Look back, rewind the tape. That handkerchief, bearing your embroidered initials, that non-antiseptic sweet smell of your favorite fragrance, enunciating an individuality that could distinguish you in thousands if not millions. Isn't this individualistic article an accessory enough, that sets you apart from a boxed version of virulent existence that fawns to a master who can never be a character of repose. Ranting and demanding in inseparable syllables, invariably, this induced haste of heightening the discomfiture of a careening droplet of sweat makes an insatiable creature out of the user, who might not hesitate to wipe off his back in order to look like a postcard, grabbing the indistinguishable papers as much his fist, pandering to an illusion which insults human restraint.



This downward spiral of insatiable needs has galumphed consumerism into turbid waters of moral decadence. Indiscriminate, irresponsible and ruthless, markets now aim at not creating a man out of a suiting, but a chicken who can prance his insecurity in fabrics that could give him another skin. Day in and day out, billboards and front pages are crammed with slogans, punchlines and propagandas of brands that attempt to brand you, as theirs. What are free markets? A profligate practice of hedonism that debauches a lifestyle into a dependence, where there is no life, only style? Couldn't people concentrate more on themselves with the suit on, and not on the suit? And not like they were created to wear that, and not that it was stitched in some violated cantonment in China for them? In their temples of entreating, a family will share a trice of over fried, stale chicken tikka, maintaining their intake of calories by defiling their share of the snack to a mouthful, and returned like gourmands of classical tandoori cuisine, calling their "ma" and "pa" in tongues they were not brought up with, and neither their "ma" and "pa", who reply in a sharper articulation. Could they be more empathic and redolent of the same warmth and accord as the language in which each of these heavy waisted trophy families mouthed their first words? Sweetly sounding, seductive mothers of thirty, broadening by the minutes not so much due to the oil in homemade food but from utter sloth, stutter on 't' in "beta" and bombast sarcasm with two year olds quoting it as a practice of culture, cheaply emulate disasters, whose lives within that ambit of a few minutes are like uncooked meals that become their handicapped set of ethos, neither to be spat out, nor to be swallowed.
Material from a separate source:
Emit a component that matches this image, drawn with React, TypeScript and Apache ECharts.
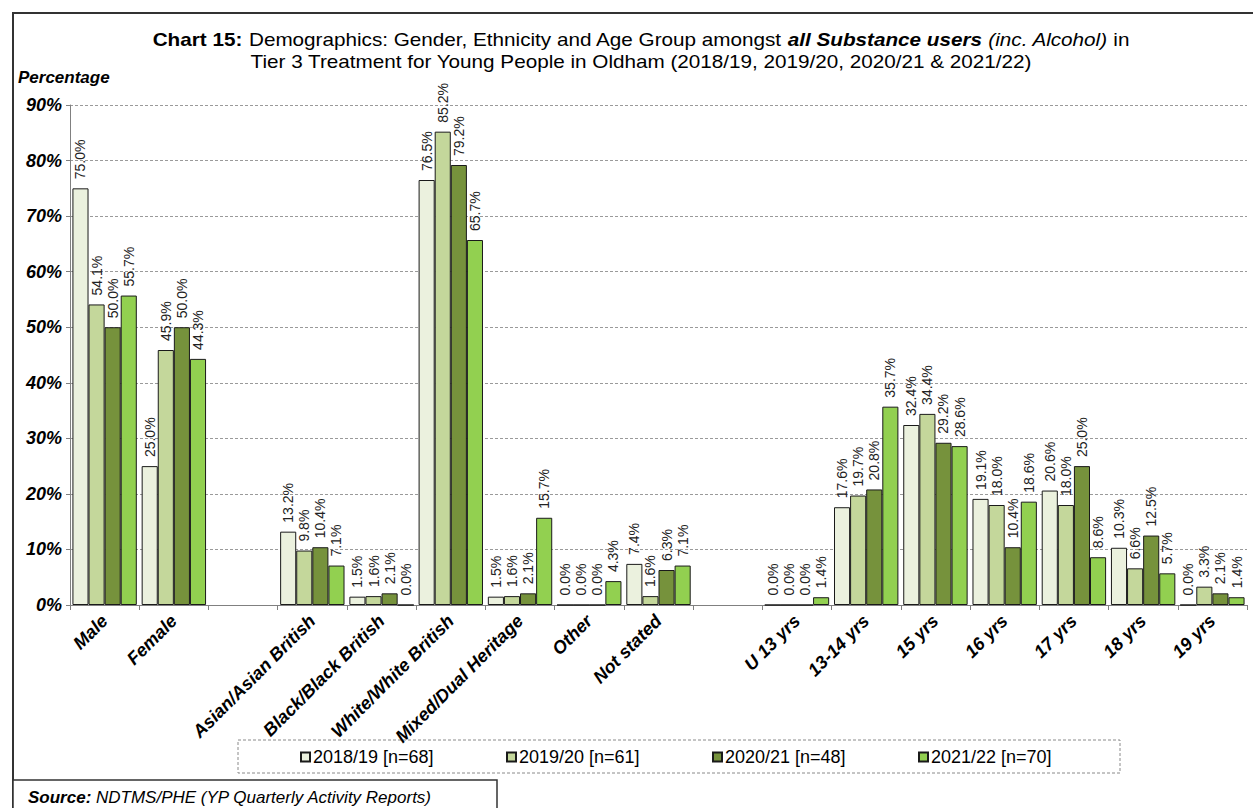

This dilemma more than a swaggering and hip bad temper delineates a monster who is baffled at the drop of a mascara, and can with hold the mast of their ever awakening sex in this country famous more within than outside for social disproportionation, by uttering choicest slangs that repudiate the smothering shade of that very mascara that might have impressed the offender in the first place.
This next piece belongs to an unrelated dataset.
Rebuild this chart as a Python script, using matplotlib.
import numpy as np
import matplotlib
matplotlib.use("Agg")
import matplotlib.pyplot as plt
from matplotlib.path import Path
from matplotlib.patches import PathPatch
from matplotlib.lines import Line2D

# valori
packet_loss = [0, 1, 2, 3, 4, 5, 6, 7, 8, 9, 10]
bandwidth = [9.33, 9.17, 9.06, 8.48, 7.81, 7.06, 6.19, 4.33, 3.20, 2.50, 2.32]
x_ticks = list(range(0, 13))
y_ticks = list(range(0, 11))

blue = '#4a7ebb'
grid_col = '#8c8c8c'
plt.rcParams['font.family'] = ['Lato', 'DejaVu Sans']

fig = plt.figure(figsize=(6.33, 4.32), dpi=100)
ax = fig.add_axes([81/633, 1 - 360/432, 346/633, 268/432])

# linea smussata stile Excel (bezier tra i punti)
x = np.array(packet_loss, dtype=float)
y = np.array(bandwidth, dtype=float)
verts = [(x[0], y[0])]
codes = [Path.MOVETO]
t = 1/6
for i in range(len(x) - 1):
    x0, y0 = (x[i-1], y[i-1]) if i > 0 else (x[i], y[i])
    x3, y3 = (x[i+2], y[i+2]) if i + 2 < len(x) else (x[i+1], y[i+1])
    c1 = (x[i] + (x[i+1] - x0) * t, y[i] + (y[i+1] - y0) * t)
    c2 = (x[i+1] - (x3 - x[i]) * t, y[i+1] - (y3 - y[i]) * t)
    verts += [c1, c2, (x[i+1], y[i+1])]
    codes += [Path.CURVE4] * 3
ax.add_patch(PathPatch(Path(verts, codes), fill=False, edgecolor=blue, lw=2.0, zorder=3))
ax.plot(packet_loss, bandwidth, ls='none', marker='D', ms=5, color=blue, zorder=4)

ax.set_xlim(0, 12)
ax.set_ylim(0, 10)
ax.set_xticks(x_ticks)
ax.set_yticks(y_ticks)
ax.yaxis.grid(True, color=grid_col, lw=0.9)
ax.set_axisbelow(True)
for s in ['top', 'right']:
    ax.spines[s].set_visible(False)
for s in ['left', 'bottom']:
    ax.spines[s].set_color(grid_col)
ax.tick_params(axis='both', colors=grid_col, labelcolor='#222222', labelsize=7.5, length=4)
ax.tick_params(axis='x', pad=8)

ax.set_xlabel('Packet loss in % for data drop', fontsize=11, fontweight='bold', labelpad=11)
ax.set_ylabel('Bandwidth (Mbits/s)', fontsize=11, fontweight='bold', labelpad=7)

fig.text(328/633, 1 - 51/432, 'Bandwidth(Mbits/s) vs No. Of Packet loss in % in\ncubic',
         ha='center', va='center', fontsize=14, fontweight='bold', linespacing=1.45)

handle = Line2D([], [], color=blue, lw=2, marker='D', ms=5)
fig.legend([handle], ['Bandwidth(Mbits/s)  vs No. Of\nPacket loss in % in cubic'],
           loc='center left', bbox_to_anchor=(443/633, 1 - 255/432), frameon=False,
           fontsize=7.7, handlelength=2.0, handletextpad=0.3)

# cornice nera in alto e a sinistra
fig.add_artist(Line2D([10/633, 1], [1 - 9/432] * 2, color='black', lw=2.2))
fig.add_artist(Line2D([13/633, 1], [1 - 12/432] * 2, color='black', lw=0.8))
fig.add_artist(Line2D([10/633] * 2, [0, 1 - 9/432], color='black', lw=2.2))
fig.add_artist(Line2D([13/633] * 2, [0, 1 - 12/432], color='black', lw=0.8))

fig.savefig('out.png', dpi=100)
One such hoarding read, "Real life is so boring", and pop goes my wallet for a 150 rupees multiplex seat, again a delectable import enjoyed for inexplicable reasons. Again stacking you into units of 300, in indistinguishable seats for which all payed reverently and can bloody well show that with a sonorous monologue in well-accepted language of the ones who-come-to-such-places. This giant wave of acquisitions by a moronic refurbisher of classical cinema halls, which had that concept of balconies, which brought that individualistic pleasure of watching the movie like you could almost walk up into the scene. The halls which had back stalls, serving the slick and the more tractable crowd who frequented as a matter of routine and passion rather than luxury, are now a numbered few after losing their legendary cousins to these retouches of ubiquitousness. Outnumbered and against popular practice, they stand on the verge of a lock down.


Such factory lines sit and operate within each of us. They generate millions of insinuated impulses that arise within someone else and culminate through us. Simmering rages and random favors give out a nonplussed routine that struggles to balance itself, vacillating between the dreamy character in the movie watched over the weekend and general droll of life. In such inconsistencies, it seems more like a self preservation measure to harbor a belligerent attitude towards any intrusions into your personal sphere of physical existence. Since the reactions are so much a function of our physicality and physical being, and seeing that unwillingly shared by a foreigner becomes unbearable. It occludes our sense of well being, it further mystifies that already ceaseless task to wrestle with inner fears of being materialistically inept. You have your surroundings secured, arranged and fashioned according to your comfort, even your unreasonable whim, which you find maddening to self-debate. This awareness and control over your space gives you an authority and frees your mind to rise above this quibbling and become a creative entity, which can think and progress, build upon a security of firmness that is so ethereal because it can easily be breached by that neurosis of disturbance in your physical space. Here, the mind is a slave, it snivels on things that are immaterial because they are beyond its control. The definitions of a creative universe, an empyrean oblivion are misled in this groping for comfort and objectification of satisfaction. Perhaps thats why love is such an enlightenment. There your subject, your romance exists in thoughts, which reside inside and there is no possible intrusion that can disturb that stream of unconscious obsession. And seeing this, finding this super invulnerability we feel secure, and hence the curves on the forehead are bewitchingly substituted by the curve of the lips.



Such factories sit in cubicles in my workplace, such species of quibbling stooge over little glances of attention and praise, and feel like children given ice creams of just being the sons of man. Compliments and good natured smiles work just magically fine there. But its hard to smile, to lie every time. Sarcasm saves me. "Hi. A very good morning. What an imbalanced psychotic prick you are!"